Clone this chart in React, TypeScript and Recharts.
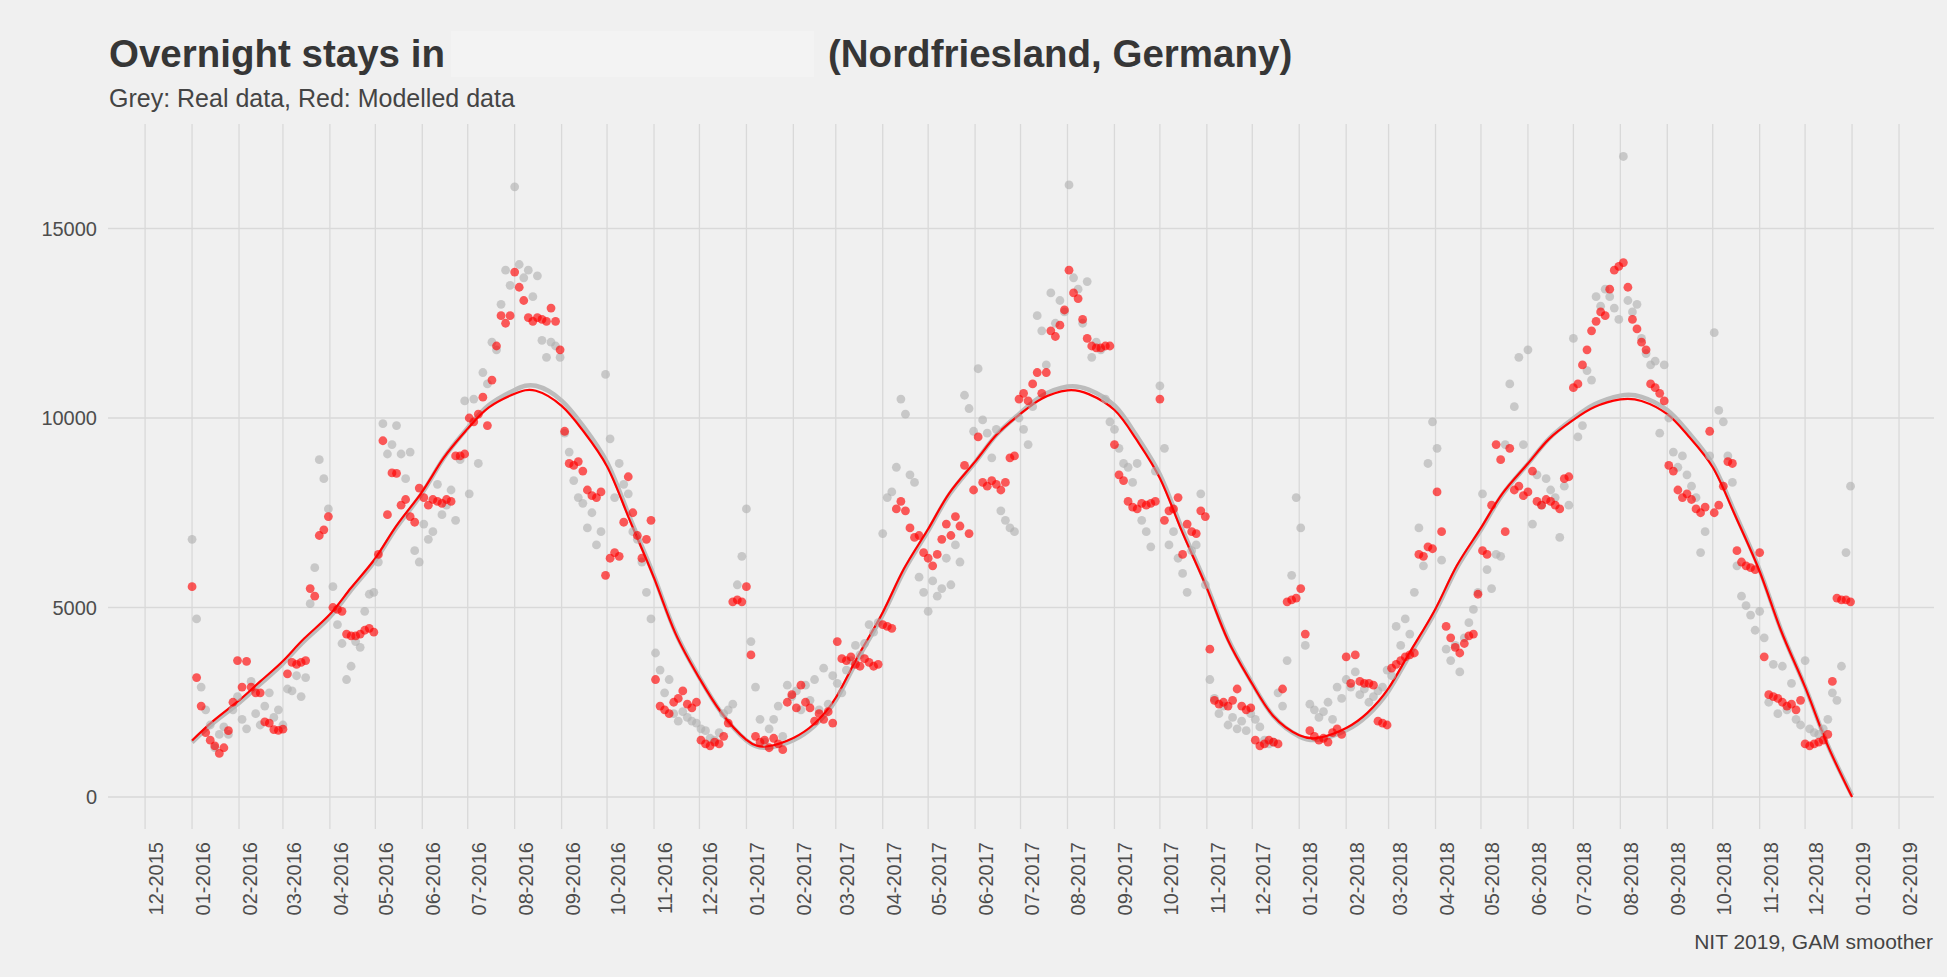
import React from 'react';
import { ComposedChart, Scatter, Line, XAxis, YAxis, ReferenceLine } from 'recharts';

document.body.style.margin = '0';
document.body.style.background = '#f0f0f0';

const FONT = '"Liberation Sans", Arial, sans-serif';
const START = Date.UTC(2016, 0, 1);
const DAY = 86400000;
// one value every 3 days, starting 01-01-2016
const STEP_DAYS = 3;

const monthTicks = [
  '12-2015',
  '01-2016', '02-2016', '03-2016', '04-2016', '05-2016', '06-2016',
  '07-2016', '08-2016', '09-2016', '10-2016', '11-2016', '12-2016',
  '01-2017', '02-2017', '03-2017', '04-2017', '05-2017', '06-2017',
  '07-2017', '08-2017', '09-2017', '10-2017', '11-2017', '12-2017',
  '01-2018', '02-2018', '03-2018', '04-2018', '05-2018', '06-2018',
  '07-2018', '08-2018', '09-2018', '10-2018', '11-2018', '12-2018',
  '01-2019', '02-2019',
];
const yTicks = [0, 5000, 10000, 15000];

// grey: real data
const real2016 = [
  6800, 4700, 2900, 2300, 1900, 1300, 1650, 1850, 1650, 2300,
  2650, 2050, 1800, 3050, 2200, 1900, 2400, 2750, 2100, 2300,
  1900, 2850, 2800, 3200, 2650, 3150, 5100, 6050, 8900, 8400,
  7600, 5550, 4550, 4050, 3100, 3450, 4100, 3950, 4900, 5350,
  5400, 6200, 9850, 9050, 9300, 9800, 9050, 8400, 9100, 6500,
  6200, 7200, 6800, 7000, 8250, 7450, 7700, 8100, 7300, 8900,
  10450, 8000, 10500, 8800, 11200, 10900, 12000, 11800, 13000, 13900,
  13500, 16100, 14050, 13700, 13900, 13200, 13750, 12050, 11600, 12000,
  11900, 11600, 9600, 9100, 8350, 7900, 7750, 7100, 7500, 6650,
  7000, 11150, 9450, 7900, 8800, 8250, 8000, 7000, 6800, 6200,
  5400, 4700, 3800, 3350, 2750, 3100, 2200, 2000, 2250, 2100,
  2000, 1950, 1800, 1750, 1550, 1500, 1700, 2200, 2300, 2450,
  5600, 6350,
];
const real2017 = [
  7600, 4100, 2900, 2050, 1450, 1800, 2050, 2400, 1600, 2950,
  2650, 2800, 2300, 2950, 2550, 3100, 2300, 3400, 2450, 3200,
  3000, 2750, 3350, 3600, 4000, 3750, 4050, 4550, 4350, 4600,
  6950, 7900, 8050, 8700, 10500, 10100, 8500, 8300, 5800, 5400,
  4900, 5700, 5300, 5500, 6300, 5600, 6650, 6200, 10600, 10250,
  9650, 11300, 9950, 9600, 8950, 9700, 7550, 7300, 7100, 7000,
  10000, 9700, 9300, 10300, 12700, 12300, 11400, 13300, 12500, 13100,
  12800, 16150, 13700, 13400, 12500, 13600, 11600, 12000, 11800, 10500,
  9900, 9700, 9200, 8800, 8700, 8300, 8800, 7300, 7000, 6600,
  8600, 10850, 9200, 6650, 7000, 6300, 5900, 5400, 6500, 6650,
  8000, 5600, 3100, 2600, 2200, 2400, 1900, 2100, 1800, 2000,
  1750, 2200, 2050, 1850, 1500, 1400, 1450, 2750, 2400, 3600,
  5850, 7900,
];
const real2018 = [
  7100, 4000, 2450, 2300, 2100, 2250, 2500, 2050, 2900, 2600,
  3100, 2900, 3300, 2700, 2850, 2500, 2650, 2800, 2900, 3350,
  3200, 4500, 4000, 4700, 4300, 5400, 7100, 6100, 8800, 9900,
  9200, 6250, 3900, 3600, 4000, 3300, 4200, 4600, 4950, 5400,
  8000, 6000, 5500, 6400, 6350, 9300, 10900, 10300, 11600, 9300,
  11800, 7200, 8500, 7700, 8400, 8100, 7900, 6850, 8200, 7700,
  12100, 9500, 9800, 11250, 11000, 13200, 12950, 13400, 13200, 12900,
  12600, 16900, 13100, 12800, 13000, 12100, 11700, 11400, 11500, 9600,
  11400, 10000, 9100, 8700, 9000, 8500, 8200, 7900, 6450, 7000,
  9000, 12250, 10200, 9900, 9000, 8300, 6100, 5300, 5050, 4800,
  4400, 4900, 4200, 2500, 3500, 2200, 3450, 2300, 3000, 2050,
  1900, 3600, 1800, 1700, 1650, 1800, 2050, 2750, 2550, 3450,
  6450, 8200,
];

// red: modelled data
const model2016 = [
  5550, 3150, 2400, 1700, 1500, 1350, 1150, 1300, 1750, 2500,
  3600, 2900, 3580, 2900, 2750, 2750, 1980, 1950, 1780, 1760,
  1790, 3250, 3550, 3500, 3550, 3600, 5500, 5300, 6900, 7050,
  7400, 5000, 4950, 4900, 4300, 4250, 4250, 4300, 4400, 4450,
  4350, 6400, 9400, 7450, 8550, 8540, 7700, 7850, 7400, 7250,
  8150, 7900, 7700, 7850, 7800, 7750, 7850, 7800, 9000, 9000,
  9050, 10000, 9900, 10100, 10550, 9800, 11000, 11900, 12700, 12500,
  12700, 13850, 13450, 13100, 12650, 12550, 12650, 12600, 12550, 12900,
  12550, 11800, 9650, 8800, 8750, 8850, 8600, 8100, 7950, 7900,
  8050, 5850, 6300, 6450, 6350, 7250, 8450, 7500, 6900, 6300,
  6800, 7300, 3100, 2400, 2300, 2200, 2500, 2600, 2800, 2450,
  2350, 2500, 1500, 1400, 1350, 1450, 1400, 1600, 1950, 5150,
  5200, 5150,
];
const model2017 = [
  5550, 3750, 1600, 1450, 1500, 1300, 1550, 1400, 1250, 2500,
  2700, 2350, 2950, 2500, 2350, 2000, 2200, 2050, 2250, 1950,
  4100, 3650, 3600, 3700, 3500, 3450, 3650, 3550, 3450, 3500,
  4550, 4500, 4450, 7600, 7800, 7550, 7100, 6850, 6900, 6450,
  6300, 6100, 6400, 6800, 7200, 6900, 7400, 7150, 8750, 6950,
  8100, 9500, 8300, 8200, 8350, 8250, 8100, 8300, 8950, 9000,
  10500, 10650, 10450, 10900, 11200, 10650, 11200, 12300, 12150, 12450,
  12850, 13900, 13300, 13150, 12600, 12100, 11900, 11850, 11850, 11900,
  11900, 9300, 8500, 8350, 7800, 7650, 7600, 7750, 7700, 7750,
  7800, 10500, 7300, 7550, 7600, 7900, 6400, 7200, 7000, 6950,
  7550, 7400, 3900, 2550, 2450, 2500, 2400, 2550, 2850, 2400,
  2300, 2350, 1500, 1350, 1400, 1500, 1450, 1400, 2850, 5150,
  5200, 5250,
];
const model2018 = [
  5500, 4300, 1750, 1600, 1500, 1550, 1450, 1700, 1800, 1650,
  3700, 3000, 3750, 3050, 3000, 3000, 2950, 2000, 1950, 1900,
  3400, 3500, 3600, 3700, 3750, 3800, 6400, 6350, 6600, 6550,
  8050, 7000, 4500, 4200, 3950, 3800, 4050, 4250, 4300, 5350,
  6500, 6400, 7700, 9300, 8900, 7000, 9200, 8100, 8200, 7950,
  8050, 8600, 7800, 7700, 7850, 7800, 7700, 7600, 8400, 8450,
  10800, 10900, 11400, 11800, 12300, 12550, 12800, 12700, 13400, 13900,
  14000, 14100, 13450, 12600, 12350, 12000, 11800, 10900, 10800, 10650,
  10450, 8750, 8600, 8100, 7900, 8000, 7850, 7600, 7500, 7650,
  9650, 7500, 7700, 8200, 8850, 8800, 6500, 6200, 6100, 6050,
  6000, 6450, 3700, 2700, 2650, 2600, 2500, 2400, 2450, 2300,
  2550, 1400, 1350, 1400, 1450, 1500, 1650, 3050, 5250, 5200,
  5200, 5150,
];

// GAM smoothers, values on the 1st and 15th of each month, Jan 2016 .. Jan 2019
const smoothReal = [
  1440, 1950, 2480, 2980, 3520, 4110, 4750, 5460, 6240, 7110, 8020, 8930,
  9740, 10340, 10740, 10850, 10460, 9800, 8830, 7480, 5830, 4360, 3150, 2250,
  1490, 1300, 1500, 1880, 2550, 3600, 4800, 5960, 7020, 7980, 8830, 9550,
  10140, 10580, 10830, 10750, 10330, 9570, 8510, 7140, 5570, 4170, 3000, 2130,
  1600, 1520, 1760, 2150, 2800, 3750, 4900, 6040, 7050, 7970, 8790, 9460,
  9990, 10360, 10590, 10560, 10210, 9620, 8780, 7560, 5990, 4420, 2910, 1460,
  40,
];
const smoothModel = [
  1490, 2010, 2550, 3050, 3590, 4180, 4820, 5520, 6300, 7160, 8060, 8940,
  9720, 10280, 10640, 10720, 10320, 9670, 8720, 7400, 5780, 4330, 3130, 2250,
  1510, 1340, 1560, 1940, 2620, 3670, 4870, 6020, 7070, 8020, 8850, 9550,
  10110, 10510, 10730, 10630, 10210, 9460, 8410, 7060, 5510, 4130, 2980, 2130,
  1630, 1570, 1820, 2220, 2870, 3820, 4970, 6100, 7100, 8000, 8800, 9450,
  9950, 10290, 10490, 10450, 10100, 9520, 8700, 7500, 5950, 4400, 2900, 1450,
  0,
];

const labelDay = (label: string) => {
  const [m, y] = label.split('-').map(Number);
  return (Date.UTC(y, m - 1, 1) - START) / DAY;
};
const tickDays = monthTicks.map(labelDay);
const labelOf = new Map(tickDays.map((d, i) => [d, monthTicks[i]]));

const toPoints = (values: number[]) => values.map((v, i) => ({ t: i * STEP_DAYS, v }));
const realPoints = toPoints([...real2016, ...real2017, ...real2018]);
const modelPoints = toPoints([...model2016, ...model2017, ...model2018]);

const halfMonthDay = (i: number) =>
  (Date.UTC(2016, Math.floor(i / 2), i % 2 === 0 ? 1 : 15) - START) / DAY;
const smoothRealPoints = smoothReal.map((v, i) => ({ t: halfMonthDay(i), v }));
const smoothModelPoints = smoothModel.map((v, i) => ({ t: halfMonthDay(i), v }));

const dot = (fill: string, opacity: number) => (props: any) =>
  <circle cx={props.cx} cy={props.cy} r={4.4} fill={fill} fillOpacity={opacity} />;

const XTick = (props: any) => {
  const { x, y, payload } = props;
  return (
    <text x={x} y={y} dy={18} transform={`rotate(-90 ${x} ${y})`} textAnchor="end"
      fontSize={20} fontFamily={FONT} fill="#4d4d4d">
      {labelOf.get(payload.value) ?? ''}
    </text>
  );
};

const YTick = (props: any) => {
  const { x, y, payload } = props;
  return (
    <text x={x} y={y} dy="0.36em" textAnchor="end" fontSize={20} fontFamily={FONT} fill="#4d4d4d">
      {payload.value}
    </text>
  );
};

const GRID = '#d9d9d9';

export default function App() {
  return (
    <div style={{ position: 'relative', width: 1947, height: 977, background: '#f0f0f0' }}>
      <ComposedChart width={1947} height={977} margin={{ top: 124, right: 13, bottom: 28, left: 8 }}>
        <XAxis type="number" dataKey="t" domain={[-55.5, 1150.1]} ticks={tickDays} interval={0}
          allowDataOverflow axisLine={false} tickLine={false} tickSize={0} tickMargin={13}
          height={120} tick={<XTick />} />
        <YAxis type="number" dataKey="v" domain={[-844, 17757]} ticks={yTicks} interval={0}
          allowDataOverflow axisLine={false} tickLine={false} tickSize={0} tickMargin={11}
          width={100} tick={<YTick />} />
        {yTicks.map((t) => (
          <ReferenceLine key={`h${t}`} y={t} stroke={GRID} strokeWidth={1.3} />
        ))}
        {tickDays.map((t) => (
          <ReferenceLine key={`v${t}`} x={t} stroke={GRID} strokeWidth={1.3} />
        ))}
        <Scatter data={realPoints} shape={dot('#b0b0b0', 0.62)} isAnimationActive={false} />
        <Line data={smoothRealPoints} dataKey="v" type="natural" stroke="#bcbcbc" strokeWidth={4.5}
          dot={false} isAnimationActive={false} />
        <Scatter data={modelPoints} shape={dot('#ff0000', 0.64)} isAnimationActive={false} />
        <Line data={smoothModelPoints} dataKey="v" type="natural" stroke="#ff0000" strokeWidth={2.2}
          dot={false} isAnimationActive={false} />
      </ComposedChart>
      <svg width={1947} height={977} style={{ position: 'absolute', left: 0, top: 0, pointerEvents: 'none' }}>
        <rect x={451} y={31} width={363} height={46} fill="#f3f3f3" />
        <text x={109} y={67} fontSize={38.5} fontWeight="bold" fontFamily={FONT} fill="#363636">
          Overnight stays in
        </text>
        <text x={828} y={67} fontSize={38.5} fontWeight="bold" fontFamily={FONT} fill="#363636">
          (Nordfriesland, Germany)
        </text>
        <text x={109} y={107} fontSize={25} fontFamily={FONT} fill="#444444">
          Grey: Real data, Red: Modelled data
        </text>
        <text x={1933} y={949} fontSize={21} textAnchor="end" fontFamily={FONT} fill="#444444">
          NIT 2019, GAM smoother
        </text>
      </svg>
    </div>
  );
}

******

• Stated goal:
Look at the listing and set down only the lines from its start through the line with "const yTicks = [0, 5000, 10000, 15000];", word for word and without pictures.

• Response to this exercise:
Clone this chart in React, TypeScript and Recharts.
import React from 'react';
import { ComposedChart, Scatter, Line, XAxis, YAxis, ReferenceLine } from 'recharts';

document.body.style.margin = '0';
document.body.style.background = '#f0f0f0';

const FONT = '"Liberation Sans", Arial, sans-serif';
const START = Date.UTC(2016, 0, 1);
const DAY = 86400000;
// one value every 3 days, starting 01-01-2016
const STEP_DAYS = 3;

const monthTicks = [
  '12-2015',
  '01-2016', '02-2016', '03-2016', '04-2016', '05-2016', '06-2016',
  '07-2016', '08-2016', '09-2016', '10-2016', '11-2016', '12-2016',
  '01-2017', '02-2017', '03-2017', '04-2017', '05-2017', '06-2017',
  '07-2017', '08-2017', '09-2017', '10-2017', '11-2017', '12-2017',
  '01-2018', '02-2018', '03-2018', '04-2018', '05-2018', '06-2018',
  '07-2018', '08-2018', '09-2018', '10-2018', '11-2018', '12-2018',
  '01-2019', '02-2019',
];
const yTicks = [0, 5000, 10000, 15000];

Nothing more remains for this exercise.